→ DATASET CONTENT:
## begin
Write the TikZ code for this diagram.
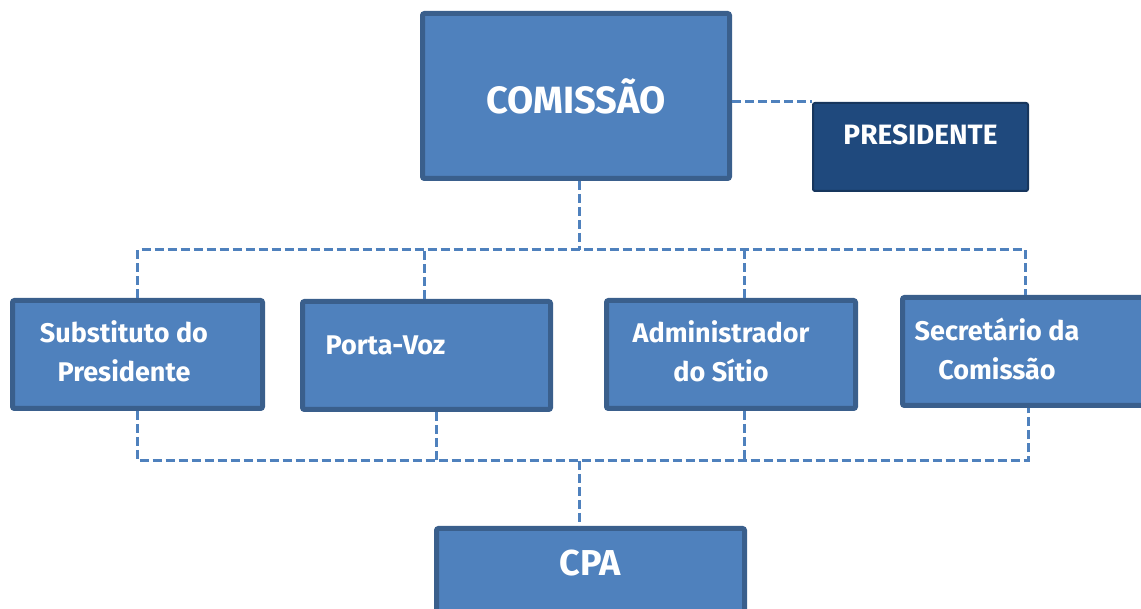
\documentclass[tikz,border=0pt]{standalone}
\usepackage{fontspec}
\setmainfont{Fira Sans}
\usetikzlibrary{calc}
\definecolor{boxfill}{HTML}{4F81BD}
\definecolor{boxline}{HTML}{3A5F8C}
\definecolor{presfill}{HTML}{1F497D}
\definecolor{presline}{HTML}{17365D}
\begin{document}
\begin{tikzpicture}[x=1pt,y=1pt]
			\tikzstyle{unit}=[draw=boxline,fill=boxfill,line width=5pt,rounded corners=2pt,inner sep=0pt]
			\tikzstyle{lbl}=[text=white,font=\bfseries\fontsize{27}{39}\selectfont,align=center,anchor=center]
			\tikzstyle{link}=[draw=boxfill,line width=3pt,dash pattern=on 9pt off 4pt]
			\useasboundingbox (0,0) rectangle (1141,609);
			\clip (0,0) rectangle (1141,609);
			% top: commission and president
			\node [unit,minimum width=307pt,minimum height=165pt,label={[lbl,font=\bfseries\fontsize{38}{40}\selectfont]center:COMISSÃO}] (com) at (576,513) {};
			\node [unit,draw=presline,fill=presfill,line width=2pt,minimum width=215pt,minimum height=88pt,label={[lbl,yshift=12pt,font=\bfseries\fontsize{28}{30}\selectfont]center:PRESIDENTE}] (pres) at (920.5,462) {};
			% middle row
			\node [unit,minimum width=250pt,minimum height=108pt,label={[lbl,xshift=-13.5pt,yshift=3pt]center:Substituto do\\Presidente}] (sub) at (137.5,254.5) {};
			\node [unit,minimum width=248pt,minimum height=108pt,label={[lbl,xshift=-41pt,yshift=10pt]center:Porta-Voz}] (pv) at (426.5,253.5) {};
			\node [unit,minimum width=249pt,minimum height=108pt,label={[lbl,xshift=-10pt,yshift=3pt]center:Administrador\\do Sítio}] (adm) at (731,254.5) {};
			\node [unit,minimum width=249pt,minimum height=108pt,label={[lbl,xshift=-30pt,yshift=3pt]center:Secretário da\\Comissão}] (sec) at (1027,257.5) {};
			% bottom
			\node [unit,minimum width=308pt,minimum height=95pt,label={[lbl,yshift=-37pt,font=\bfseries\fontsize{36}{38}\selectfont]north:CPA}] (cpa) at (590.5,33) {};
			% dashed links
			\coordinate (tbar) at (579,359);
			\coordinate (bbar) at (579,148);
			\draw [link] (com.east |- pres.north west) -- (pres.north west);
			\draw [link] (com.south -| tbar) -- (tbar);
			\draw [link] (sub.north) |- ([xshift=-2pt]sec.north |- tbar) -- ([xshift=-2pt]sec.north);
			\draw [link] ([xshift=-2pt]pv.north) -- ([xshift=-2pt]pv.north |- tbar);
			\draw [link] ([xshift=13pt]adm.north) -- ([xshift=13pt]adm.north |- tbar);
			\draw [link] (sub.south) |- ([xshift=1pt]sec.south |- bbar) -- ([xshift=1pt]sec.south);
			\draw [link] ([xshift=9.5pt]pv.south) -- ([xshift=9.5pt]pv.south |- bbar);
			\draw [link] ([xshift=13pt]adm.south) -- ([xshift=13pt]adm.south |- bbar);
			\draw [link] (bbar) -- (bbar |- cpa.north);
\end{tikzpicture}
\end{document}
## end
→ WHAT YOU WILL DO: Return each line from the material above exactly, but not the pictures.

→ RESULT BELOW:
Write the TikZ code for this diagram.
\documentclass[tikz,border=0pt]{standalone}
\usepackage{fontspec}
\setmainfont{Fira Sans}
\usetikzlibrary{calc}
\definecolor{boxfill}{HTML}{4F81BD}
\definecolor{boxline}{HTML}{3A5F8C}
\definecolor{presfill}{HTML}{1F497D}
\definecolor{presline}{HTML}{17365D}
\begin{document}
\begin{tikzpicture}[x=1pt,y=1pt]
			\tikzstyle{unit}=[draw=boxline,fill=boxfill,line width=5pt,rounded corners=2pt,inner sep=0pt]
			\tikzstyle{lbl}=[text=white,font=\bfseries\fontsize{27}{39}\selectfont,align=center,anchor=center]
			\tikzstyle{link}=[draw=boxfill,line width=3pt,dash pattern=on 9pt off 4pt]
			\useasboundingbox (0,0) rectangle (1141,609);
			\clip (0,0) rectangle (1141,609);
			% top: commission and president
			\node [unit,minimum width=307pt,minimum height=165pt,label={[lbl,font=\bfseries\fontsize{38}{40}\selectfont]center:COMISSÃO}] (com) at (576,513) {};
			\node [unit,draw=presline,fill=presfill,line width=2pt,minimum width=215pt,minimum height=88pt,label={[lbl,yshift=12pt,font=\bfseries\fontsize{28}{30}\selectfont]center:PRESIDENTE}] (pres) at (920.5,462) {};
			% middle row
			\node [unit,minimum width=250pt,minimum height=108pt,label={[lbl,xshift=-13.5pt,yshift=3pt]center:Substituto do\\Presidente}] (sub) at (137.5,254.5) {};
			\node [unit,minimum width=248pt,minimum height=108pt,label={[lbl,xshift=-41pt,yshift=10pt]center:Porta-Voz}] (pv) at (426.5,253.5) {};
			\node [unit,minimum width=249pt,minimum height=108pt,label={[lbl,xshift=-10pt,yshift=3pt]center:Administrador\\do Sítio}] (adm) at (731,254.5) {};
			\node [unit,minimum width=249pt,minimum height=108pt,label={[lbl,xshift=-30pt,yshift=3pt]center:Secretário da\\Comissão}] (sec) at (1027,257.5) {};
			% bottom
			\node [unit,minimum width=308pt,minimum height=95pt,label={[lbl,yshift=-37pt,font=\bfseries\fontsize{36}{38}\selectfont]north:CPA}] (cpa) at (590.5,33) {};
			% dashed links
			\coordinate (tbar) at (579,359);
			\coordinate (bbar) at (579,148);
			\draw [link] (com.east |- pres.north west) -- (pres.north west);
			\draw [link] (com.south -| tbar) -- (tbar);
			\draw [link] (sub.north) |- ([xshift=-2pt]sec.north |- tbar) -- ([xshift=-2pt]sec.north);
			\draw [link] ([xshift=-2pt]pv.north) -- ([xshift=-2pt]pv.north |- tbar);
			\draw [link] ([xshift=13pt]adm.north) -- ([xshift=13pt]adm.north |- tbar);
			\draw [link] (sub.south) |- ([xshift=1pt]sec.south |- bbar) -- ([xshift=1pt]sec.south);
			\draw [link] ([xshift=9.5pt]pv.south) -- ([xshift=9.5pt]pv.south |- bbar);
			\draw [link] ([xshift=13pt]adm.south) -- ([xshift=13pt]adm.south |- bbar);
			\draw [link] (bbar) -- (bbar |- cpa.north);
\end{tikzpicture}
\end{document}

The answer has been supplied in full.